Cycling In Spain: Rasines to Cangas de Onis – 190 kilometres (continued)........

With a long way still to travel, I wished Antonio farewell. He headed north bound for home while I continued west, eventually towards Cangas de Onis.

While short lived, the next few kilometres towards Panames were along a beautifully flat and winding road that followed the course of the Rio Miera. Apart from the Plane trees, the occasional Pin Oak and the river that accompanied me for much of the way, there was hardly a sound of life to be heard. There was not even one motor vehicle in sight. Just a few minutes later, I soon discovered why; they were all travelling along the frenetic N-634 towards Torrelavega.

Still early on a Friday afternoon, the road seemed full of trucks and impatient drivers, their speed as dangerous as I’d encountered since crossing the Pyrenean border back into Spain. My experience of the busy city 30 kilometres further up the road didn’t fare much better.

Like a moat surrounding a medieval fortress, Torrelavega is encircled by the combination of a river, the Rio Besaya, and the A8 and A67 motorways. Having been holed up in the same place, while travelling from the opposite direction just two years earlier, it became an awful case of déjà vu. My maps confirmed that like an unbroken piece of string, the N-634 travelled in and out of the city still in one piece, but for some reason, it didn’t play out that way for the second time around.

The tangle of roads and some of the landmarks along them did nothing but remind me of my frustration just 24 months earlier. My head now spinning faster than the wheels on my bike, I sought the help from an array of people but it was to no avail. All had the best of intentions but their rapid responses, becoming more convoluted the longer they spoke I could barely understand a word they were saying.

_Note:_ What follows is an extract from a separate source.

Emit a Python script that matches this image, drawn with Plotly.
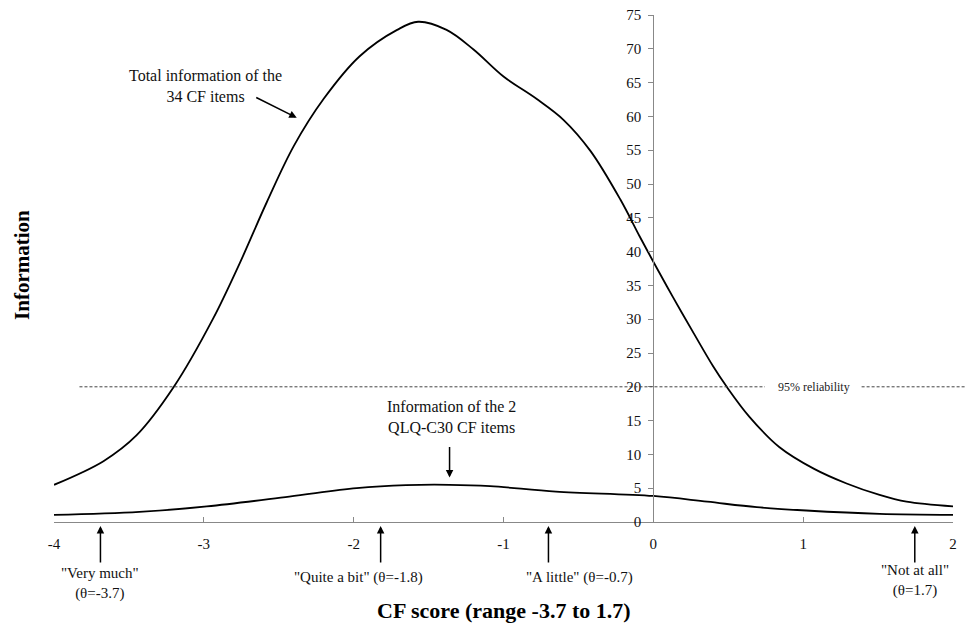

Mentally defeated, I finally ventured into a Mercedes Benz showroom somewhere near the edge of the city; what edge I had no idea. Surely, I thought, if anyone is familiar with road directions, it has be a local car company, not least of all, Mercedes Benz. Dragging my feet into the showroom I was greeted by an elderly gentleman, impeccably dressed in suit and tie. Unfortunately, it didn’t improve his communication of English but quickly realising the problem he enlisted the help of a lady out back. Looking as immaculately attired as her associate and of a similar age, she nonetheless would have fared much better when it came to selling cars to foreign customers. Her English was perfect, as were her directions and in no time at all I was back in motion.

Heading south for a short distance on a much quieter road, I was delighted to have left the N-634 behind somewhere in Torrelavega. National roads are often much quicker when you’re travelling on a bicycle, as they are with cars, but in the main they’re considerably more congested and dangerous, and less appealing on the eye. The remainder of the day’s ride, though long, some 120 kilometres, was a completely different scenario.

At last crossing a bridge over the Rio Besaya, I’d hardly left the city’s streets before I started grinding my way up the Alto de San Cipriano. While not relatively steep, or long, the climb was one of two short passes – the other being the Collada de Carmona – along my new route.

1 comment:

  1. The is a familiar tale developing Mark. You should have conjured up a sheet with a standard set of questions for each country you are in. Then you could just point to the appropriate question that applies to your predicament. I haven't a clue on how you would interpret the answers though.....
    I believe smart phones have Apps these days that would take care of all these issues & they also have GPS!